**Description of the task**
Your reply should be one number: the count of lines holding the word "down".

**Source material**

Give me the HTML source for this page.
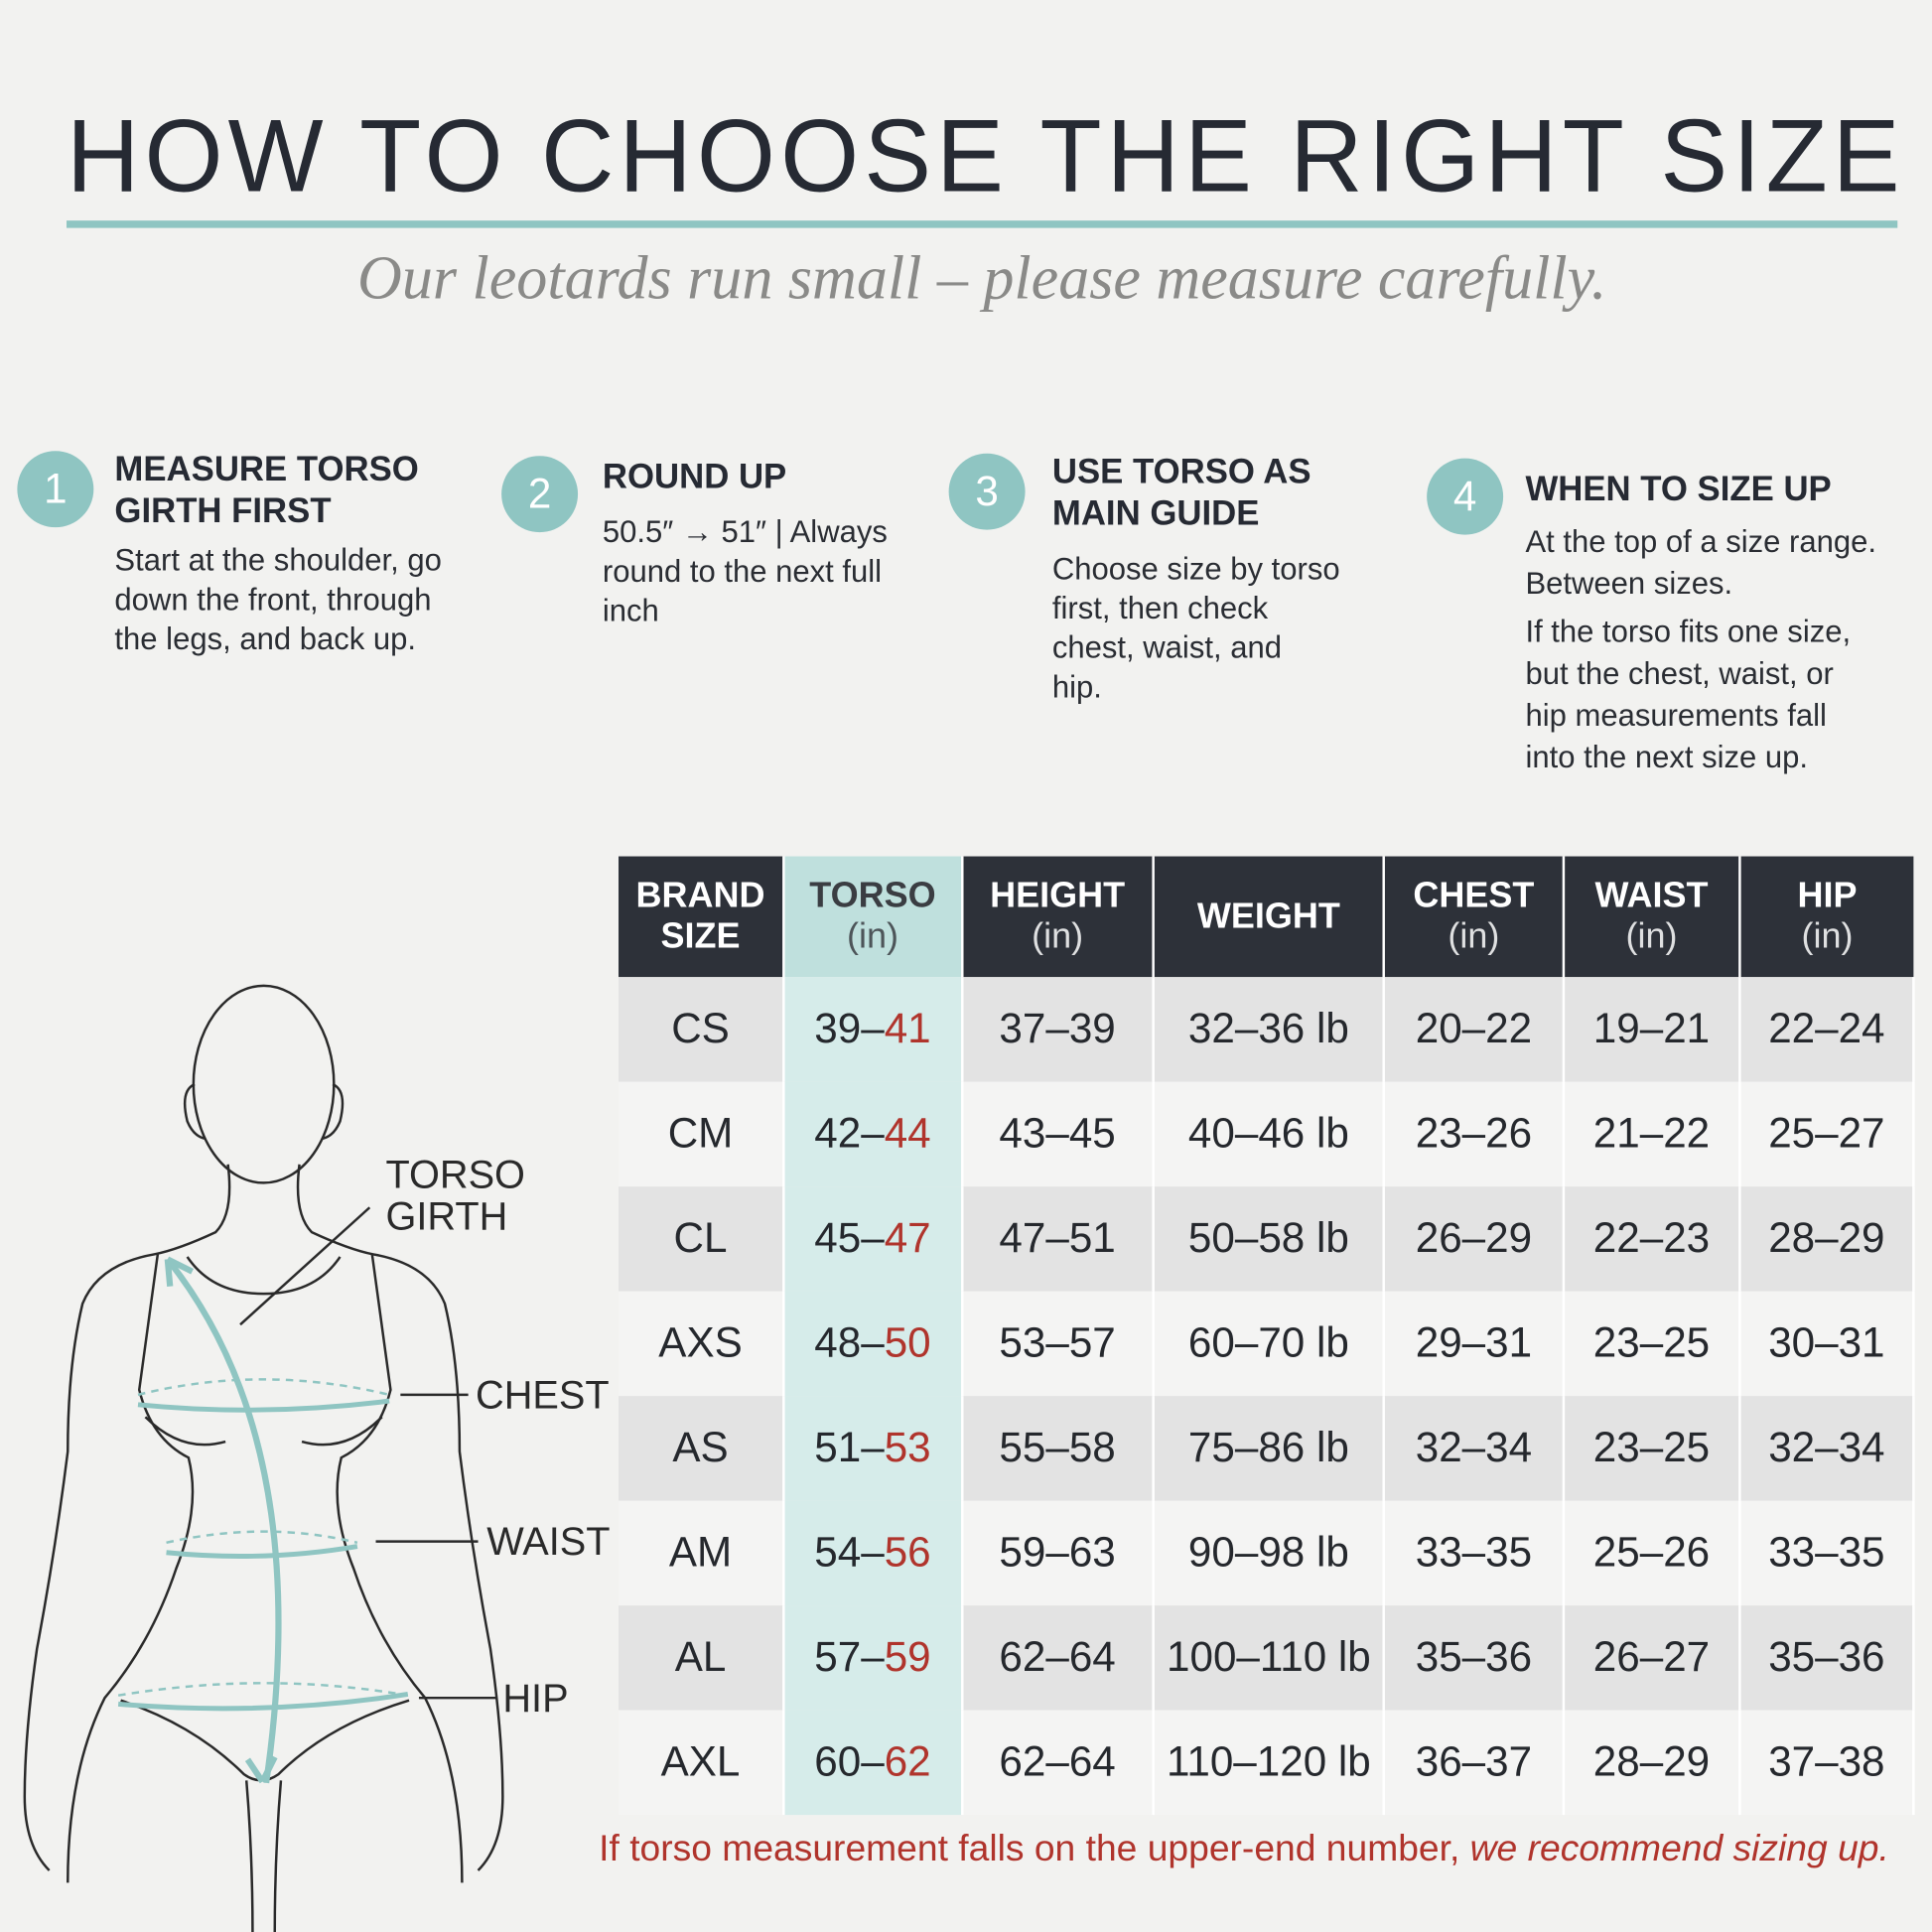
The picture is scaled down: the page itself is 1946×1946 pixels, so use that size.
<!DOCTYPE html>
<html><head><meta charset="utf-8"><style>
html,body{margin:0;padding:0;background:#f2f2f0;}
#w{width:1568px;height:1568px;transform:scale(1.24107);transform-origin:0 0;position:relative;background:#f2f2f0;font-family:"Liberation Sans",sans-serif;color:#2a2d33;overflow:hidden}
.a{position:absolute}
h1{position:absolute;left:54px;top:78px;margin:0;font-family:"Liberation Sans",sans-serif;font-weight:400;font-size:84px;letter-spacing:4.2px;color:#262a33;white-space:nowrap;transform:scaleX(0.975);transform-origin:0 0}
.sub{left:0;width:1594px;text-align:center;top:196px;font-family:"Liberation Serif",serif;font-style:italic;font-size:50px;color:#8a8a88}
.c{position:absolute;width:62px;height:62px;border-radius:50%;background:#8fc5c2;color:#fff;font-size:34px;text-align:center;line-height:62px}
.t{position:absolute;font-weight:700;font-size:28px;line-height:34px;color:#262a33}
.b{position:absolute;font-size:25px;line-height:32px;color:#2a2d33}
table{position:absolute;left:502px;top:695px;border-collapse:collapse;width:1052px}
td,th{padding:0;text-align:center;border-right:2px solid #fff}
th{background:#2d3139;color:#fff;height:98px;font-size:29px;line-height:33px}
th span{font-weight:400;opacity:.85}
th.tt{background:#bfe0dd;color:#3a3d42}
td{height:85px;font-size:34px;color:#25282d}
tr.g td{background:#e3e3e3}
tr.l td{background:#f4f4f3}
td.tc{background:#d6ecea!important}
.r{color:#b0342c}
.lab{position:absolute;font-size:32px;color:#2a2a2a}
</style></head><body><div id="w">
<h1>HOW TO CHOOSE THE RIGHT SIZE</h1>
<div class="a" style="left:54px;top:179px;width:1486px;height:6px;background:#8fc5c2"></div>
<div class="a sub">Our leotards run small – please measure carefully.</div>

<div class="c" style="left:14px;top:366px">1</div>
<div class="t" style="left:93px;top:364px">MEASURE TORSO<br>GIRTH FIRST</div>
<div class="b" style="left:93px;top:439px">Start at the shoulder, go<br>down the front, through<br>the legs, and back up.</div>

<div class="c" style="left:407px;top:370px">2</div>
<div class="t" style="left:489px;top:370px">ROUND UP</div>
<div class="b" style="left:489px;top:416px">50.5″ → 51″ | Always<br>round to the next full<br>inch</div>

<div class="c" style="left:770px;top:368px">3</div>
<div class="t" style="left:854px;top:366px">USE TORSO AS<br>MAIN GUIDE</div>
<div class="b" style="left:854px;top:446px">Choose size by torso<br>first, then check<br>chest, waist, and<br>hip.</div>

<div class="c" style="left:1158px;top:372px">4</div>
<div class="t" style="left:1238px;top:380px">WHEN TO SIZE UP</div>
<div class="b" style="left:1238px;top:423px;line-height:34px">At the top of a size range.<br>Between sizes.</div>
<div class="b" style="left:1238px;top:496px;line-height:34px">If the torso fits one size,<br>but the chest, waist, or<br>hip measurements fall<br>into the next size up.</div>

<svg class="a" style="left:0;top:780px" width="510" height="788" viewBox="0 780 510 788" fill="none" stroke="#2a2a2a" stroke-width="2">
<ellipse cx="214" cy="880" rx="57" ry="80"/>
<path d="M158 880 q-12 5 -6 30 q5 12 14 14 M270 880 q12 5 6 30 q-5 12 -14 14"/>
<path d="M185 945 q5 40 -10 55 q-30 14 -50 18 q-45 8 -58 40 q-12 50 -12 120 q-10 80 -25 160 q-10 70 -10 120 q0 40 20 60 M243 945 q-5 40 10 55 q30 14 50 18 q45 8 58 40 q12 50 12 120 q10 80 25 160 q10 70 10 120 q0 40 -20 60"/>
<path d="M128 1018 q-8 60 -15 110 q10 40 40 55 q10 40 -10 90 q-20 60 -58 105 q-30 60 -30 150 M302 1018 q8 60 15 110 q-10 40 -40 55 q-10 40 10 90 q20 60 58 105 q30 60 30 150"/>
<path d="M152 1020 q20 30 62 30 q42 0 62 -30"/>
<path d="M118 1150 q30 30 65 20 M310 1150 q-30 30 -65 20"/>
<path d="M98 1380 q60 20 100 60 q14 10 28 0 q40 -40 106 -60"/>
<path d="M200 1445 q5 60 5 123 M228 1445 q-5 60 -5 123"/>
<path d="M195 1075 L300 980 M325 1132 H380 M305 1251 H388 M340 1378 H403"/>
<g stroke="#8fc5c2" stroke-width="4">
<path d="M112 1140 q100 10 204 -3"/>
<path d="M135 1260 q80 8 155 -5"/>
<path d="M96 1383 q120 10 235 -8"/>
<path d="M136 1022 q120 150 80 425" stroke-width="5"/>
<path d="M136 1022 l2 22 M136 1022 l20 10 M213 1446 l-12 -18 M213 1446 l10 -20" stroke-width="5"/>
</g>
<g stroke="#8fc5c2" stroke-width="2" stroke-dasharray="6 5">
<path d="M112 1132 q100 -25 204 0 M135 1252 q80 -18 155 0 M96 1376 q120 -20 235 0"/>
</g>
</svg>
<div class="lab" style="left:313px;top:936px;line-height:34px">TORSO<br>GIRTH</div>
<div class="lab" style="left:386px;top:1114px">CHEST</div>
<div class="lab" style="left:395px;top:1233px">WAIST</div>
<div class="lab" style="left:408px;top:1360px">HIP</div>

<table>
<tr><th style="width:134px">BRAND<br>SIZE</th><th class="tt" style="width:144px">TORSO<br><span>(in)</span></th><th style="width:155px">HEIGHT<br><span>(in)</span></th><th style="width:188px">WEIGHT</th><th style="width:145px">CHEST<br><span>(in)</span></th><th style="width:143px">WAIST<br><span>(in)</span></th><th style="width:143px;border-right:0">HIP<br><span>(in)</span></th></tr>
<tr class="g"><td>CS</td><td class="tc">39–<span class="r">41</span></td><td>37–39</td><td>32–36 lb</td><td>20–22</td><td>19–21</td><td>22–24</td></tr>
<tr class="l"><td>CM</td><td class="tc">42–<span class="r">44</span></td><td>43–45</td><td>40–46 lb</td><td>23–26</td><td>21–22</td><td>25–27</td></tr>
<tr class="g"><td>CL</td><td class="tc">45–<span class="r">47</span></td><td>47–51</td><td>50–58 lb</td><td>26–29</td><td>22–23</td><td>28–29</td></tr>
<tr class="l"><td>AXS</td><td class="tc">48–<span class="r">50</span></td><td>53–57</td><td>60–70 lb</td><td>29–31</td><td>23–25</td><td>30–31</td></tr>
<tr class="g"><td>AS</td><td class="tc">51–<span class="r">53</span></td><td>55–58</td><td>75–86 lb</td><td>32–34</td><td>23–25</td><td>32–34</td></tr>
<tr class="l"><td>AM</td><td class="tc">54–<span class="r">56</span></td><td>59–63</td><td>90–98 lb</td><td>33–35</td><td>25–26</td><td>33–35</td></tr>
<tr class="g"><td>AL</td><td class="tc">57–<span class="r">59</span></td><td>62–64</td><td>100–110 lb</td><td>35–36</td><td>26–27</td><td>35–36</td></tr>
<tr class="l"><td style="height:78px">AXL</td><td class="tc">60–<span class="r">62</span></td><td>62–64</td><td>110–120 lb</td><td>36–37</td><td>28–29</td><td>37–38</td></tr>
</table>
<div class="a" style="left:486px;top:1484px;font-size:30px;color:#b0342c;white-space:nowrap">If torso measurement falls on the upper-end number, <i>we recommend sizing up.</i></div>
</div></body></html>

**Expected answer**
2